Night School misses the marks
Night School (M, 111 mins) Directed by Malcolm D Lee Reviewed by Graeme Tuckett★★
Isaw two trailers before Night School rolled onto the screen, in a theatre that was completely empty except for Mrs Tuckett’s boy Graeme.
One trailer was for the reboot of Halloween and the other was for yet another Robin Hood. And that turned out to be pretty appropriate, since Night School really is not much more than an uncredited remake of the 1986 Rodney Dangerfield vehicle Back To School. But nothing like as good.
Kevin Hart is Teddy. He’s a successful salesman, but living way beyond his credit limit as he tries to maintain a facade of wealth to impress girlfriend Lisa (Megalyn Echikunwoke).
An explosion at Teddy’s workplace blows his deceit to bits, and by a couple of contrivances too daft to contemplate, Teddy decides to go back to school – night school – to earn the high school diploma he didn’t bother with first time around.

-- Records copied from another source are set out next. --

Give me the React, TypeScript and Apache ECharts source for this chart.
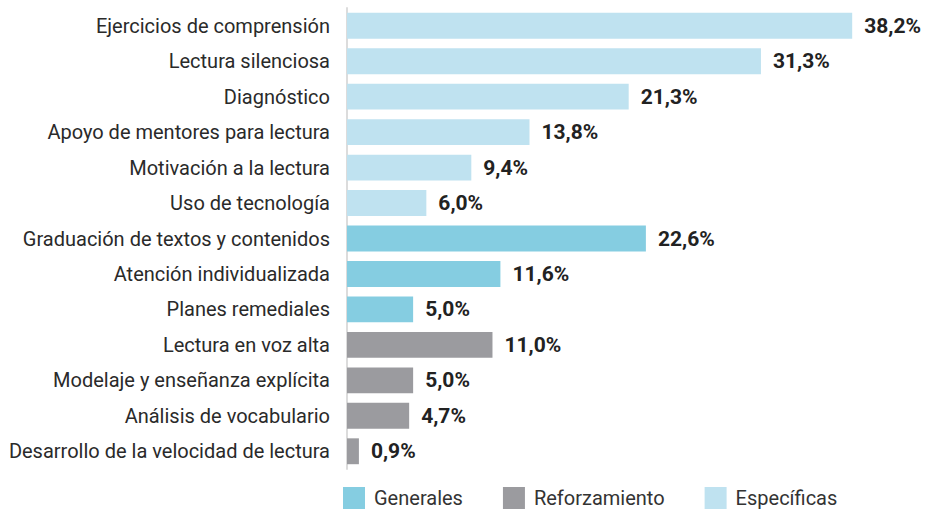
import React, { useEffect, useRef } from "react";
import * as echarts from "echarts";

const categories = [
  "Ejercicios de comprensión",
  "Lectura silenciosa",
  "Diagnóstico",
  "Apoyo de mentores para lectura",
  "Motivación a la lectura",
  "Uso de tecnología",
  "Graduación de textos y contenidos",
  "Atención individualizada",
  "Planes remediales",
  "Lectura en voz alta",
  "Modelaje y enseñanza explícita",
  "Análisis de vocabulario",
  "Desarrollo de la velocidad de lectura",
];
const groups = ["E", "E", "E", "E", "E", "E", "G", "G", "G", "R", "R", "R", "R"];
const values = [38.2, 31.3, 21.3, 13.8, 9.4, 6.0, 22.6, 11.6, 5.0, 11.0, 5.0, 4.7, 0.9];
const seriesNames = ["Generales", "Reforzamiento", "Específicas"];
const seriesKeys = ["G", "R", "E"];
const seriesColors = ["#85cde1", "#9b9b9f", "#bfe2f0"];

const FONT = "Roboto";

export default function App() {
  const ref = useRef<HTMLDivElement>(null);
  useEffect(() => {
    if (!ref.current) return;
    const chart = echarts.init(ref.current, null, { renderer: "svg" });
    chart.setOption({
      animation: false,
      textStyle: { fontFamily: FONT },
      grid: { left: 347, right: 51, top: 8, bottom: 40, containLabel: false },
      legend: {
        top: 487,
        left: 343,
        padding: 0,
        itemWidth: 22,
        itemHeight: 22,
        itemGap: 40,
        icon: "rect",
        textStyle: {
          fontSize: 20,
          color: "#333",
          fontFamily: FONT,
          lineHeight: 22,
          padding: [0, 0, 0, 4],
        },
        data: seriesNames,
      },
      xAxis: { type: "value", min: 0, max: 40, show: false },
      yAxis: {
        type: "category",
        inverse: true,
        data: categories,
        axisLine: { show: true, lineStyle: { color: "#dcdcdc", width: 2 } },
        axisTick: { show: false },
        axisLabel: { fontSize: 20, color: "#2a2a2a", margin: 17, fontFamily: FONT },
      },
      series: seriesKeys.map((k, si) => ({
        name: seriesNames[si],
        type: "bar",
        stack: "all",
        barWidth: "73%",
        itemStyle: { color: seriesColors[si] },
        label: {
          show: true,
          position: "right",
          distance: 12,
          fontSize: 21,
          fontWeight: "bold",
          color: "#222",
          fontFamily: FONT,
          formatter: (p: any) => p.value.toFixed(1).replace(".", ",") + "%",
        },
        data: values.map((v, i) => (groups[i] === k ? v : "-")),
      })),
    });
    return () => chart.dispose();
  }, []);
  return <div ref={ref} style={{ width: 927, height: 509, position: "absolute", left: 0, top: 0 }} />;
}
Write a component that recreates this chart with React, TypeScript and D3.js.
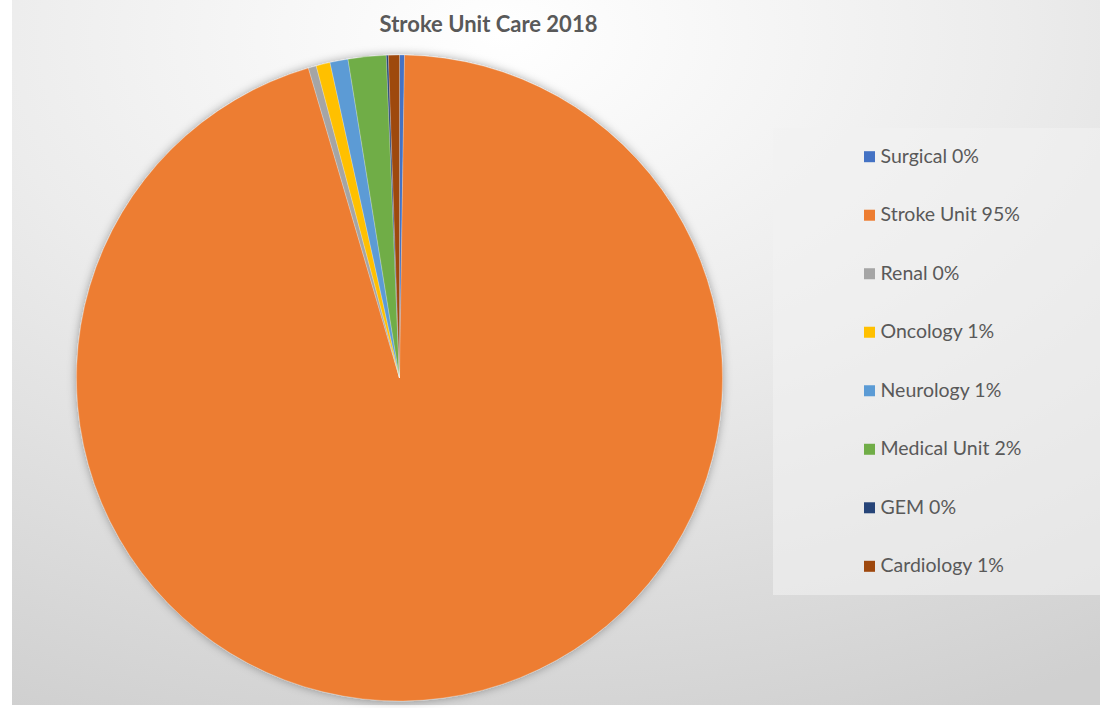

What follows is an embarrassingly boiler plate series of loosely edited together scenes of Teddy, his drearily ‘‘wacky’’ class mates, his sassy and hard-driving teacher and sundry other cliches of every high-school comedy ever made, filling out the running time until the inevitable triumphal graduation speech.
Which – in the ultimate nonspoiler – is shown in the trailer.
A few lessons about recognising learning disabilities in troubled kids are a welcome addition, but feel tacked on for brownie points rather than anything the filmmakers really cared about.
Night School only fitfully comes to life in the scenes between Hart and Tiffany Haddish who, after her break-through in Girls Trip, could have expected a far better project than this as her next outing.
Night School reunites Haddish with Girls Trip director Malcolm D Lee, but in the service of a far inferior script. Night School is credited to six writers, but I’m struggling to see how any of them justified their invoices.
Romany Malco (Last Vegas) single-handedly takes a couple of scenes into a low orbit, but they are over too soon and never really connect with the meagre narrative.
Night School might just be enough for a lazy Friday night if you’re happy to set the bar somewhere damn near subterranean. But if you’ve seen the trailer, you have already heard the only funny lines in the film. If you want to pay money to watch the interminable minutes between them, then knock yourself out.